▶ [Directions for this task]:
Make an exact copy of the lines, leaving the pictures out.

▶ [Source material]:
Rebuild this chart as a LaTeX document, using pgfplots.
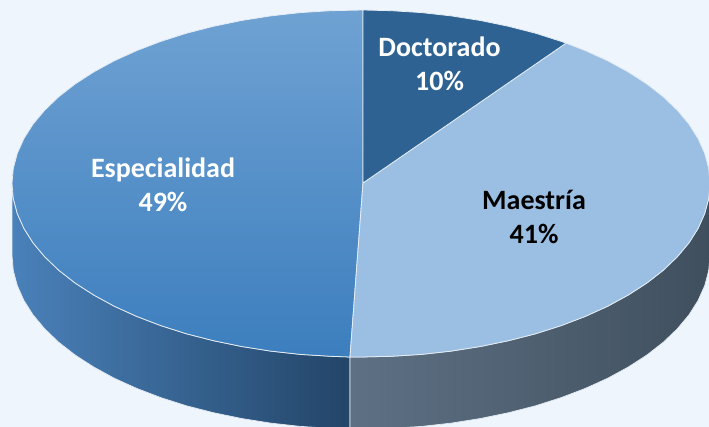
\documentclass[border=0pt]{standalone}
\usepackage{fontspec}
\setmainfont{Carlito}
\usepackage{pgfplots}
\pgfplotsset{compat=1.18}
\definecolor{bgc}{HTML}{EEF5FC}
\definecolor{edgec}{HTML}{E4ECF4}
\definecolor{espTop}{HTML}{6FA2D3}
\definecolor{espMid}{HTML}{508FCC}
\definecolor{espBot}{HTML}{3C7EBE}
\definecolor{docC}{HTML}{2E6292}
\definecolor{maeC}{HTML}{9ABFE3}
\definecolor{wallLa}{HTML}{4A81BA}
\definecolor{wallLb}{HTML}{234568}
\definecolor{wallRa}{HTML}{5E7184}
\definecolor{wallRb}{HTML}{3F4F5E}
\begin{document}
\begin{tikzpicture}
\begin{axis}[
    hide axis,
    scale only axis,
    width=709pt, height=427pt,
    xmin=0, xmax=709, ymin=0, ymax=427,
    y dir=reverse,
    no markers,
    line join=round,
]
% background
\addplot[fill=bgc, draw=none] coordinates {(0,0) (709,0) (709,427) (0,427)} -- cycle;

% side wall, left part
\addplot[left color=wallLa, right color=wallLb, draw=edgec, line width=0.7pt] coordinates {
    (12,183.5) (13.3,198.6) (17.3,213.6) (23.9,228.4) (33.0,242.8) (44.7,256.8)
    (58.8,270.3) (75.1,283.0) (93.7,295.0) (114.2,306.2) (136.7,316.4) (160.8,325.6)
    (186.5,333.8) (213.5,340.7) (241.6,346.5) (270.7,351.1) (300.4,354.4) (330.6,356.3)
    (350,357)
    (350,429) (330.6,428.3) (300.4,426.4) (270.7,423.1) (241.6,418.5) (213.5,412.7)
    (186.5,405.8) (160.8,397.6) (136.7,388.4) (114.2,378.2) (93.7,367.0) (75.1,355.0)
    (58.8,342.3) (44.7,328.8) (33.0,314.8) (23.9,300.4) (17.3,285.6) (13.3,270.6) (12,255.5)
} -- cycle;

% side wall, right part
\addplot[left color=wallRa, middle color=wallRb, right color=wallRb, draw=edgec, line width=0.7pt] coordinates {
    (350,357) (361,357) (391.4,356.3) (421.6,354.4) (451.3,351.1) (480.4,346.5)
    (508.5,340.7) (535.5,333.8) (561.2,325.6) (585.3,316.4) (607.8,306.2) (628.3,295.0)
    (646.9,283.0) (663.2,270.3) (677.3,256.8) (689.0,242.8) (698.1,228.4) (704.7,213.6)
    (708.7,198.6) (710,183.5)
    (710,255.5) (708.7,270.6) (704.7,285.6) (698.1,300.4) (689.0,314.8) (677.3,328.8)
    (663.2,342.3) (646.9,355.0) (628.3,367.0) (607.8,378.2) (585.3,388.4) (561.2,397.6)
    (535.5,405.8) (508.5,412.7) (480.4,418.5) (451.3,423.1) (421.6,426.4) (391.4,428.3)
    (361,429) (350,429)
} -- cycle;

% Especialidad 49
\addplot[top color=espTop, middle color=espMid, bottom color=espBot, draw=edgec, line width=0.8pt] coordinates {
    (363,183) (363,10) (330.6,10.7) (300.4,12.6) (270.7,15.9) (241.6,20.5) (213.5,26.3)
    (186.5,33.2) (160.8,41.4) (136.7,50.6) (114.2,60.8) (93.7,72.0) (75.1,84.0)
    (58.8,96.7) (44.7,110.2) (33.0,124.2) (23.9,138.6) (17.3,153.4) (13.3,168.4) (12,183.5)
    (13.3,198.6) (17.3,213.6) (23.9,228.4) (33.0,242.8) (44.7,256.8) (58.8,270.3)
    (75.1,283.0) (93.7,295.0) (114.2,306.2) (136.7,316.4) (160.8,325.6) (186.5,333.8)
    (213.5,340.7) (241.6,346.5) (270.7,351.1) (300.4,354.4) (330.6,356.3) (350,357)
} -- cycle;

% Maestria 41
\addplot[fill=maeC, draw=edgec, line width=0.8pt] coordinates {
    (363,183) (566.1,43.1) (585.3,50.6) (607.8,60.8) (628.3,72.0) (646.9,84.0) (663.2,96.7)
    (677.3,110.2) (689.0,124.2) (698.1,138.6) (704.7,153.4) (708.7,168.4) (710,183.5)
    (708.7,198.6) (704.7,213.6) (698.1,228.4) (689.0,242.8) (677.3,256.8) (663.2,270.3)
    (646.9,283.0) (628.3,295.0) (607.8,306.2) (585.3,316.4) (561.2,325.6) (535.5,333.8)
    (508.5,340.7) (480.4,346.5) (451.3,351.1) (421.6,354.4) (391.4,356.3) (361,357) (350,357)
} -- cycle;

% Doctorado 10
\addplot[fill=docC, draw=edgec, line width=0.8pt] coordinates {
    (363,183) (363,10) (391.4,10.7) (421.6,12.6) (451.3,15.9) (480.4,20.5) (508.5,26.3)
    (535.5,33.2) (561.2,41.4) (566.1,43.1)
} -- cycle;

\node[text=white, font=\fontsize{28}{34}\selectfont\bfseries, align=center] at (axis cs:439.5,64) {Doctorado\\10\%};
\node[text=white, font=\fontsize{28}{34}\selectfont\bfseries, align=center] at (axis cs:163,185) {Especialidad\\49\%};
\node[text=black, font=\fontsize{28}{34}\selectfont\bfseries, align=center] at (axis cs:534,217) {Maestría\\41\%};
\end{axis}
\end{tikzpicture}
\end{document}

▶ [Written reply]:
Rebuild this chart as a LaTeX document, using pgfplots.
\documentclass[border=0pt]{standalone}
\usepackage{fontspec}
\setmainfont{Carlito}
\usepackage{pgfplots}
\pgfplotsset{compat=1.18}
\definecolor{bgc}{HTML}{EEF5FC}
\definecolor{edgec}{HTML}{E4ECF4}
\definecolor{espTop}{HTML}{6FA2D3}
\definecolor{espMid}{HTML}{508FCC}
\definecolor{espBot}{HTML}{3C7EBE}
\definecolor{docC}{HTML}{2E6292}
\definecolor{maeC}{HTML}{9ABFE3}
\definecolor{wallLa}{HTML}{4A81BA}
\definecolor{wallLb}{HTML}{234568}
\definecolor{wallRa}{HTML}{5E7184}
\definecolor{wallRb}{HTML}{3F4F5E}
\begin{document}
\begin{tikzpicture}
\begin{axis}[
    hide axis,
    scale only axis,
    width=709pt, height=427pt,
    xmin=0, xmax=709, ymin=0, ymax=427,
    y dir=reverse,
    no markers,
    line join=round,
]
% background
\addplot[fill=bgc, draw=none] coordinates {(0,0) (709,0) (709,427) (0,427)} -- cycle;

% side wall, left part
\addplot[left color=wallLa, right color=wallLb, draw=edgec, line width=0.7pt] coordinates {
    (12,183.5) (13.3,198.6) (17.3,213.6) (23.9,228.4) (33.0,242.8) (44.7,256.8)
    (58.8,270.3) (75.1,283.0) (93.7,295.0) (114.2,306.2) (136.7,316.4) (160.8,325.6)
    (186.5,333.8) (213.5,340.7) (241.6,346.5) (270.7,351.1) (300.4,354.4) (330.6,356.3)
    (350,357)
    (350,429) (330.6,428.3) (300.4,426.4) (270.7,423.1) (241.6,418.5) (213.5,412.7)
    (186.5,405.8) (160.8,397.6) (136.7,388.4) (114.2,378.2) (93.7,367.0) (75.1,355.0)
    (58.8,342.3) (44.7,328.8) (33.0,314.8) (23.9,300.4) (17.3,285.6) (13.3,270.6) (12,255.5)
} -- cycle;

% side wall, right part
\addplot[left color=wallRa, middle color=wallRb, right color=wallRb, draw=edgec, line width=0.7pt] coordinates {
    (350,357) (361,357) (391.4,356.3) (421.6,354.4) (451.3,351.1) (480.4,346.5)
    (508.5,340.7) (535.5,333.8) (561.2,325.6) (585.3,316.4) (607.8,306.2) (628.3,295.0)
    (646.9,283.0) (663.2,270.3) (677.3,256.8) (689.0,242.8) (698.1,228.4) (704.7,213.6)
    (708.7,198.6) (710,183.5)
    (710,255.5) (708.7,270.6) (704.7,285.6) (698.1,300.4) (689.0,314.8) (677.3,328.8)
    (663.2,342.3) (646.9,355.0) (628.3,367.0) (607.8,378.2) (585.3,388.4) (561.2,397.6)
    (535.5,405.8) (508.5,412.7) (480.4,418.5) (451.3,423.1) (421.6,426.4) (391.4,428.3)
    (361,429) (350,429)
} -- cycle;

% Especialidad 49
\addplot[top color=espTop, middle color=espMid, bottom color=espBot, draw=edgec, line width=0.8pt] coordinates {
    (363,183) (363,10) (330.6,10.7) (300.4,12.6) (270.7,15.9) (241.6,20.5) (213.5,26.3)
    (186.5,33.2) (160.8,41.4) (136.7,50.6) (114.2,60.8) (93.7,72.0) (75.1,84.0)
    (58.8,96.7) (44.7,110.2) (33.0,124.2) (23.9,138.6) (17.3,153.4) (13.3,168.4) (12,183.5)
    (13.3,198.6) (17.3,213.6) (23.9,228.4) (33.0,242.8) (44.7,256.8) (58.8,270.3)
    (75.1,283.0) (93.7,295.0) (114.2,306.2) (136.7,316.4) (160.8,325.6) (186.5,333.8)
    (213.5,340.7) (241.6,346.5) (270.7,351.1) (300.4,354.4) (330.6,356.3) (350,357)
} -- cycle;

% Maestria 41
\addplot[fill=maeC, draw=edgec, line width=0.8pt] coordinates {
    (363,183) (566.1,43.1) (585.3,50.6) (607.8,60.8) (628.3,72.0) (646.9,84.0) (663.2,96.7)
    (677.3,110.2) (689.0,124.2) (698.1,138.6) (704.7,153.4) (708.7,168.4) (710,183.5)
    (708.7,198.6) (704.7,213.6) (698.1,228.4) (689.0,242.8) (677.3,256.8) (663.2,270.3)
    (646.9,283.0) (628.3,295.0) (607.8,306.2) (585.3,316.4) (561.2,325.6) (535.5,333.8)
    (508.5,340.7) (480.4,346.5) (451.3,351.1) (421.6,354.4) (391.4,356.3) (361,357) (350,357)
} -- cycle;

% Doctorado 10
\addplot[fill=docC, draw=edgec, line width=0.8pt] coordinates {
    (363,183) (363,10) (391.4,10.7) (421.6,12.6) (451.3,15.9) (480.4,20.5) (508.5,26.3)
    (535.5,33.2) (561.2,41.4) (566.1,43.1)
} -- cycle;

\node[text=white, font=\fontsize{28}{34}\selectfont\bfseries, align=center] at (axis cs:439.5,64) {Doctorado\\10\%};
\node[text=white, font=\fontsize{28}{34}\selectfont\bfseries, align=center] at (axis cs:163,185) {Especialidad\\49\%};
\node[text=black, font=\fontsize{28}{34}\selectfont\bfseries, align=center] at (axis cs:534,217) {Maestría\\41\%};
\end{axis}
\end{tikzpicture}
\end{document}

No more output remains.